Reproduce the material below line by line, beginning with its first line and ending with the line that contains "bin_width = 5"; leave out pictures.

# Data segment start

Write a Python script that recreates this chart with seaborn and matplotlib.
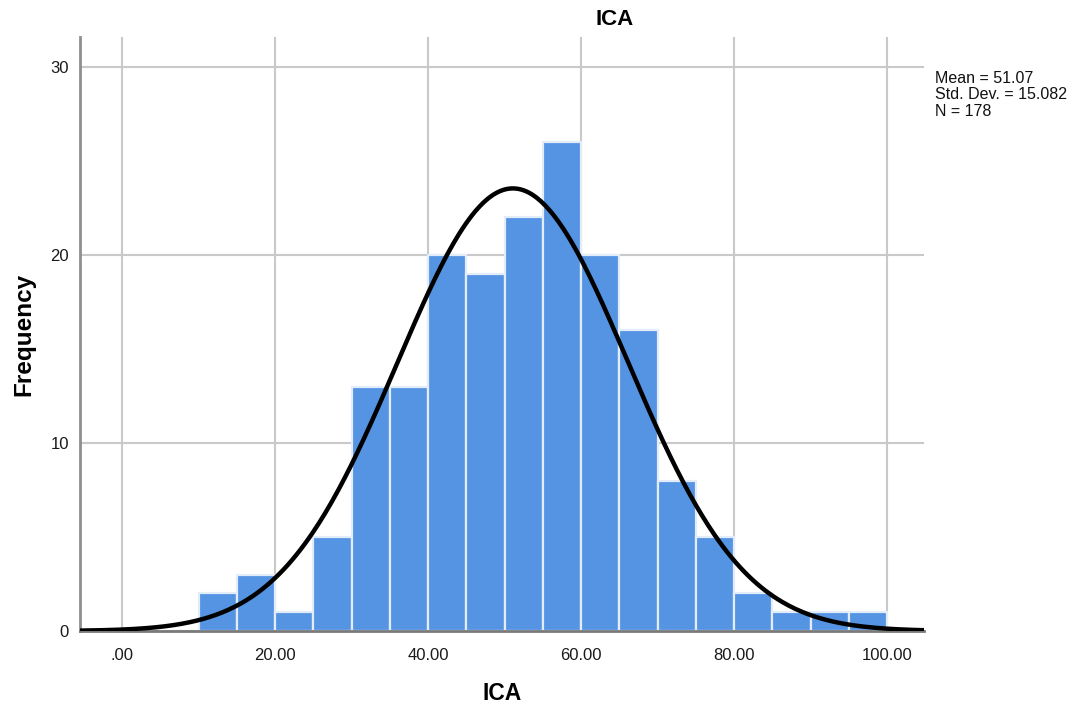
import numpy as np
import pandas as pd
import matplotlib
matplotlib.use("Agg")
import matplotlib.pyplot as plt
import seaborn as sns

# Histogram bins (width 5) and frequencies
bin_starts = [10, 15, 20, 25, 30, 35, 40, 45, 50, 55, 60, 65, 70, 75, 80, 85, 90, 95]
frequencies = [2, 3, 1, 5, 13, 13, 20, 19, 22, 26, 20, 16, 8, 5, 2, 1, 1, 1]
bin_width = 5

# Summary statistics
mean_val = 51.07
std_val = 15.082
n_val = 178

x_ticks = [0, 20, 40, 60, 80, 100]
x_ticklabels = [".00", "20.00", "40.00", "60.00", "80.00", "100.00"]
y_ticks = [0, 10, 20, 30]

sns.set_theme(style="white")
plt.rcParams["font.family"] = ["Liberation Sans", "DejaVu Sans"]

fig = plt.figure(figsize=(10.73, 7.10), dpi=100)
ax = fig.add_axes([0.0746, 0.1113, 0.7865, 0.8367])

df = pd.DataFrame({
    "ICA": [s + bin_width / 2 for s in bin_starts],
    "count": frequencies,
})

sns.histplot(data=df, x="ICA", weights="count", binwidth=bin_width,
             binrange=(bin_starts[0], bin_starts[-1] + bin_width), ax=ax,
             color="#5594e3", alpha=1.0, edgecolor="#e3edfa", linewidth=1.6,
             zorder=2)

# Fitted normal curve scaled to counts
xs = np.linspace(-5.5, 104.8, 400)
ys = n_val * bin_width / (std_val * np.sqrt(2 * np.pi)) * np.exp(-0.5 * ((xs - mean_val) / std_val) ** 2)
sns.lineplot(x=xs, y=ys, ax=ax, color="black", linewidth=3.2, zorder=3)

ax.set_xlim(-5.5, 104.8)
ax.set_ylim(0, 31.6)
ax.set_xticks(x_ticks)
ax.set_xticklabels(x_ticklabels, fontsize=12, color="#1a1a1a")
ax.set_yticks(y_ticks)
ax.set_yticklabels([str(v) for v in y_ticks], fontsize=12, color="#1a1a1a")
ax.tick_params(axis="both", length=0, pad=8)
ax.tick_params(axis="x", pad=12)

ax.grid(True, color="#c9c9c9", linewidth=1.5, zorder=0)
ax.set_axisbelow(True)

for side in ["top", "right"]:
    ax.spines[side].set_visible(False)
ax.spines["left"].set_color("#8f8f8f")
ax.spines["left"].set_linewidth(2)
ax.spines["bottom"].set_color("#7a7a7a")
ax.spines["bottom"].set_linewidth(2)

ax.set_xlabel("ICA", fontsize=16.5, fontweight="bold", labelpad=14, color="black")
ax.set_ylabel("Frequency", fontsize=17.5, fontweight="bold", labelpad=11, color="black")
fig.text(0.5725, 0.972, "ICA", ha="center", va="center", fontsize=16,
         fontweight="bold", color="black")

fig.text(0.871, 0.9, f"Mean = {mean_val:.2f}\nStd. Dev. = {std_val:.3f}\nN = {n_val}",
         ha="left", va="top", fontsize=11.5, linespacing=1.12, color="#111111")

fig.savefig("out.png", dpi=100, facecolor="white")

# Data segment end

* _Result for this task_:
Write a Python script that recreates this chart with seaborn and matplotlib.
import numpy as np
import pandas as pd
import matplotlib
matplotlib.use("Agg")
import matplotlib.pyplot as plt
import seaborn as sns

# Histogram bins (width 5) and frequencies
bin_starts = [10, 15, 20, 25, 30, 35, 40, 45, 50, 55, 60, 65, 70, 75, 80, 85, 90, 95]
frequencies = [2, 3, 1, 5, 13, 13, 20, 19, 22, 26, 20, 16, 8, 5, 2, 1, 1, 1]
bin_width = 5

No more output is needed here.